Task directions
Retype the opening lines of the data exactly, stopping after the line that contains "new_ink = [0.3, 0.3, 0.3, 0.3, 0.3, 0.3, 0.3, 0.3]". Skip every picture.
-- Start of Given material --
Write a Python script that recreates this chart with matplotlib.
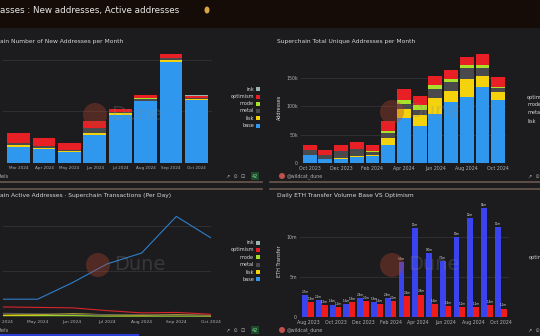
import numpy as np
import matplotlib.pyplot as plt
from matplotlib.patches import Ellipse, Rectangle

# --- data ---
series_names = ['base', 'lisk', 'metal', 'mode', 'optimism', 'ink']
series_colors = ['#2f97ee', '#f4d20c', '#4a4a4c', '#a8e02a', '#e81f24', '#9db4ae']

months_new = ['Mar 2024', 'Apr 2024', 'May 2024', 'Jun 2024',
              'Jul 2024', 'Aug 2024', 'Sep 2024', 'Oct 2024']
new_base = [31, 27, 21, 55, 94, 120, 197, 123]
new_lisk = [4.5, 3, 3, 4, 2.5, 1, 2, 1]
new_metal = [3, 3, 1.5, 8, 2, 4, 4.5, 2]
new_mode = [0.5, 0.5, 0.5, 1, 0.5, 0.5, 0.5, 0.5]
new_optimism = [19, 15, 12, 14, 6, 6.5, 8, 4.5]
new_ink = [0.3, 0.3, 0.3, 0.3, 0.3, 0.3, 0.3, 0.3]

months_tot = ['Oct 2023', 'Nov 2023', 'Dec 2023', 'Jan 2024', 'Feb 2024',
              'Mar 2024', 'Apr 2024', 'May 2024', 'Jun 2024', 'Jul 2024',
              'Aug 2024', 'Sep 2024', 'Oct 2024']
tot_base = [14.5, 7, 7, 10, 12, 32, 80, 65, 87, 108, 117, 134, 112]
tot_lisk = [0.5, 0.5, 1, 2, 2, 13, 15, 19, 27, 20, 32, 19, 13]
tot_metal = [7.5, 6, 13, 13, 6, 8, 10, 10, 17, 15, 18, 15, 8]
tot_mode = [0.5, 0.5, 0.5, 0.5, 2, 4, 7, 9, 7, 6, 6, 5, 2]
tot_optimism = [8, 9, 11, 11.5, 10, 17, 18, 16, 15, 15, 15, 19, 16]
tot_ink = [0, 0, 0, 0, 0, 0, 0, 0, 0, 0, 0, 0, 0]

months_act = ['Apr 2024', 'May 2024', 'Jun 2024', 'Jul 2024',
              'Aug 2024', 'Sep 2024', 'Oct 2024']
act_base = [0.39, 0.39, 0.75, 1.16, 1.40, 2.20, 1.73]
act_optimism = [0.22, 0.21, 0.20, 0.14, 0.09, 0.10, 0.06]
act_metal = [0.08, 0.07, 0.06, 0.05, 0.05, 0.04, 0.04]
act_lisk = [0.04, 0.05, 0.07, 0.05, 0.04, 0.05, 0.03]
act_mode = [0.03, 0.03, 0.03, 0.02, 0.02, 0.02, 0.02]
act_ink = [0.01, 0.01, 0.01, 0.01, 0.01, 0.01, 0.01]

months_eth = ['Aug 2023', 'Sep 2023', 'Oct 2023', 'Nov 2023', 'Dec 2023',
              'Jan 2024', 'Feb 2024', 'Mar 2024', 'Apr 2024', 'May 2024',
              'Jun 2024', 'Jul 2024', 'Aug 2024', 'Sep 2024', 'Oct 2024']
eth_base = [2.7, 2.1, 1.55, 1.6, 2.4, 1.9, 2.4, 6.9, 11.1, 8.0, 7.0, 10.0, 12.4, 13.6, 11.25]
eth_op = [1.9, 1.5, 1.25, 1.9, 2.0, 1.6, 2.0, 2.6, 2.8, 1.6, 1.35, 1.2, 1.25, 1.45, 1.05]

W, H = 540, 336
BG = '#1c1c1e'
TXT = '#d8d8d8'
TICK = '#b0b0b0'
GRID = '#333336'
ICONS = '↗  ⊙  ⊡'


def rect(x0, y0, x1, y1):
    return [x0 / W, 1 - y1 / H, (x1 - x0) / W, (y1 - y0) / H]


def fx(x):
    return x / W


def fy(y):
    return 1 - y / H


def style(ax, size=3.4):
    ax.set_facecolor(BG)
    for s in ax.spines.values():
        s.set_visible(False)
    ax.tick_params(length=0, colors=TICK, labelsize=size, pad=2)
    ax.grid(axis='y', color=GRID, lw=0.6)
    ax.set_axisbelow(True)


def watermark(x, y):
    fig.add_artist(Ellipse((fx(x), fy(y)), 24 / W, 24 / H, transform=fig.transFigure,
                           color='#b5452e', alpha=0.35, lw=0))
    fig.text(fx(x + 16), fy(y), 'Dune', color='#8a8a8a', alpha=0.25,
             fontsize=14, va='center', ha='left')


def legend(x, ys, labels, colors):
    for y, lab, c in zip(ys, labels, colors):
        fig.text(fx(x), fy(y), lab, color=TXT, fontsize=3.6, ha='right', va='center')
        fig.add_artist(Rectangle((fx(x + 2), fy(y + 2)), 4 / W, 4 / H,
                                 transform=fig.transFigure, color=c, lw=0))


fig = plt.figure(figsize=(5.4, 3.36), dpi=100)
fig.patch.set_facecolor(BG)

# header band
fig.add_artist(Rectangle((0, fy(28)), 1, 28 / H, transform=fig.transFigure,
                         color='#150c08', lw=0))
fig.text(fx(0), fy(10), 'asses : New addresses, Active addresses', color='#e8e8e8',
         fontsize=6.3, va='center', ha='left')
fig.add_artist(Ellipse((fx(207), fy(10)), 5 / W, 7 / H, transform=fig.transFigure,
                       color='#d9a441', lw=0))

# separators between rows
for y in (182, 189):
    fig.add_artist(plt.Line2D([0, fx(262)], [fy(y), fy(y)], color='#6a5750', lw=1.2))
    fig.add_artist(plt.Line2D([fx(270), 1], [fy(y), fy(y)], color='#6a5750', lw=1.2))

# --- top-left: new addresses per month ---
ax1 = fig.add_axes(rect(3.3, 53.8, 211.7, 163))
style(ax1, 3.0)
x = np.arange(len(months_new))
bottom = np.zeros(len(x))
for vals, c in zip([new_base, new_lisk, new_metal, new_mode, new_optimism, new_ink], series_colors):
    ax1.bar(x, vals, bottom=bottom, color=c, width=0.9, lw=0)
    bottom += np.array(vals)
ax1.set_xlim(-0.6, 7.6)
ax1.set_ylim(0, 212)
ax1.set_yticks([0, 100, 200])
ax1.set_yticklabels([])
ax1.set_xticks(x)
ax1.set_xticklabels(months_new)
fig.text(fx(0), fy(42), 'ain Number of New Addresses per Month', color=TXT, fontsize=4.3,
         va='center')
legend(254, [89.3, 96.7, 103.7, 111, 118.3, 125.7], series_names[::-1], series_colors[::-1])
watermark(95, 115)
fig.text(fx(0), fy(176), 'tels', color=TICK, fontsize=3.6, va='center')
fig.text(fx(245), fy(176), ICONS, color=TICK, fontsize=3.6, va='center', ha='right')
fig.text(fx(255), fy(176), '42', color='#7ee29a', fontsize=3.6, va='center', ha='center',
         bbox=dict(boxstyle='square,pad=0.25', fc='#1f4a2c', ec='none'))

# --- top-right: total unique addresses ---
ax2 = fig.add_axes(rect(301, 52, 506, 163))
style(ax2)
x = np.arange(len(months_tot))
bottom = np.zeros(len(x))
for vals, c in zip([tot_base, tot_lisk, tot_metal, tot_mode, tot_optimism, tot_ink], series_colors):
    ax2.bar(x, vals, bottom=bottom, color=c, width=0.88, lw=0)
    bottom += np.array(vals)
ax2.set_xlim(-0.55, 12.5)
ax2.set_ylim(0, 196)
ax2.set_yticks([0, 50, 100, 150])
ax2.set_yticklabels(['0', '50k', '100k', '150k'])
ax2.set_xticks(x[::2])
ax2.set_xticklabels(months_tot[::2])
ax2.set_ylabel('Addresses', color=TXT, fontsize=3.6, labelpad=3)
fig.text(fx(277), fy(42), 'Superchain Total Unique Addresses per Month', color=TXT,
         fontsize=4.3, va='center')
for i, lab in enumerate(['optimism', 'mode', 'metal', 'lisk']):
    fig.text(fx(527), fy(97 + i * 8), lab, color=TXT, fontsize=3.6, va='center')
watermark(392, 112)
fig.add_artist(Ellipse((fx(282), fy(176)), 6 / W, 6 / H, transform=fig.transFigure,
                       color='#c0504d', lw=0))
fig.text(fx(287), fy(176), '@wildcat_dune', color=TICK, fontsize=3.4, va='center')
fig.text(fx(540), fy(176), '↗  ⊙', color=TICK, fontsize=3.6, va='center', ha='right')

# --- bottom-left: active addresses ---
ax3 = fig.add_axes(rect(3, 205, 211, 317))
style(ax3, 3.2)
x = np.arange(len(months_act))
for vals, c in zip([act_ink, act_mode, act_lisk, act_metal, act_optimism, act_base],
                   ['#9db4ae', '#a8e02a', '#f4d20c', '#5a5a5e', '#d8262b', '#2f7fc9']):
    ax3.plot(x, vals, color=c, lw=0.8)
ax3.set_xlim(0, 6)
ax3.set_ylim(0, 2.45)
ax3.set_yticks([0, 1, 2])
ax3.set_yticklabels([])
ax3.set_xticks(x)
ax3.set_xticklabels(months_act)
fig.text(fx(0), fy(196), 'ain Active Addresses · Superchain Transactions (Per Day)', color=TXT,
         fontsize=4.3, va='center')
legend(254, [242.7, 250, 257.3, 264.7, 272, 279.3], series_names[::-1], series_colors[::-1])
watermark(98, 265)
fig.text(fx(0), fy(330), 'tels', color=TICK, fontsize=3.6, va='center')
fig.text(fx(245), fy(330), ICONS, color=TICK, fontsize=3.6, va='center', ha='right')
fig.text(fx(255), fy(330), '42', color='#7ee29a', fontsize=3.6, va='center', ha='center',
         bbox=dict(boxstyle='square,pad=0.25', fc='#1f4a2c', ec='none'))
fig.add_artist(plt.Line2D([0, fx(138)], [fy(335), fy(335)], color='#2a3fd8', lw=1.5))

# --- bottom-right: ETH transfer volume ---
ax4 = fig.add_axes(rect(299.7, 205, 509, 317))
style(ax4)
x = np.arange(len(months_eth))
ax4.bar(x - 0.21, eth_base, width=0.42, color='#3a44ee', lw=0)
ax4.bar(x + 0.21, eth_op, width=0.42, color='#f01c1c', lw=0)
for i in range(len(x)):
    for xx, v in ((x[i] - 0.21, eth_base[i]), (x[i] + 0.21, eth_op[i])):
        lab = f'{v:.0f}m' if v >= 10 else f'{v:.1f}m'
        ax4.text(xx, v + 0.15, lab, color='#e0e0e0', fontsize=2.0, ha='center', va='bottom')
ax4.set_xlim(-0.6, 14.6)
ax4.set_ylim(0, 14)
ax4.set_yticks([0, 5, 10])
ax4.set_yticklabels(['0', '5m', '10m'])
ax4.set_xticks(x[::2])
ax4.set_xticklabels(months_eth[::2])
ax4.set_ylabel('ETH Transfer', color=TXT, fontsize=3.6, labelpad=3)
fig.text(fx(277), fy(196), 'Daily ETH Transfer Volume Base VS Optimism', color=TXT,
         fontsize=4.3, va='center')
fig.text(fx(529), fy(258), 'optimism', color=TXT, fontsize=3.6, va='center')
watermark(392, 265)
fig.add_artist(Ellipse((fx(282), fy(330)), 6 / W, 6 / H, transform=fig.transFigure,
                       color='#c0504d', lw=0))
fig.text(fx(287), fy(330), '@wildcat_dune', color=TICK, fontsize=3.4, va='center')
fig.text(fx(540), fy(330), '↗  ⊙', color=TICK, fontsize=3.6, va='center', ha='right')

fig.savefig('out.png', dpi=100, facecolor=fig.get_facecolor())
-- End of Given material --
Result
Write a Python script that recreates this chart with matplotlib.
import numpy as np
import matplotlib.pyplot as plt
from matplotlib.patches import Ellipse, Rectangle

# --- data ---
series_names = ['base', 'lisk', 'metal', 'mode', 'optimism', 'ink']
series_colors = ['#2f97ee', '#f4d20c', '#4a4a4c', '#a8e02a', '#e81f24', '#9db4ae']

months_new = ['Mar 2024', 'Apr 2024', 'May 2024', 'Jun 2024',
              'Jul 2024', 'Aug 2024', 'Sep 2024', 'Oct 2024']
new_base = [31, 27, 21, 55, 94, 120, 197, 123]
new_lisk = [4.5, 3, 3, 4, 2.5, 1, 2, 1]
new_metal = [3, 3, 1.5, 8, 2, 4, 4.5, 2]
new_mode = [0.5, 0.5, 0.5, 1, 0.5, 0.5, 0.5, 0.5]
new_optimism = [19, 15, 12, 14, 6, 6.5, 8, 4.5]
new_ink = [0.3, 0.3, 0.3, 0.3, 0.3, 0.3, 0.3, 0.3]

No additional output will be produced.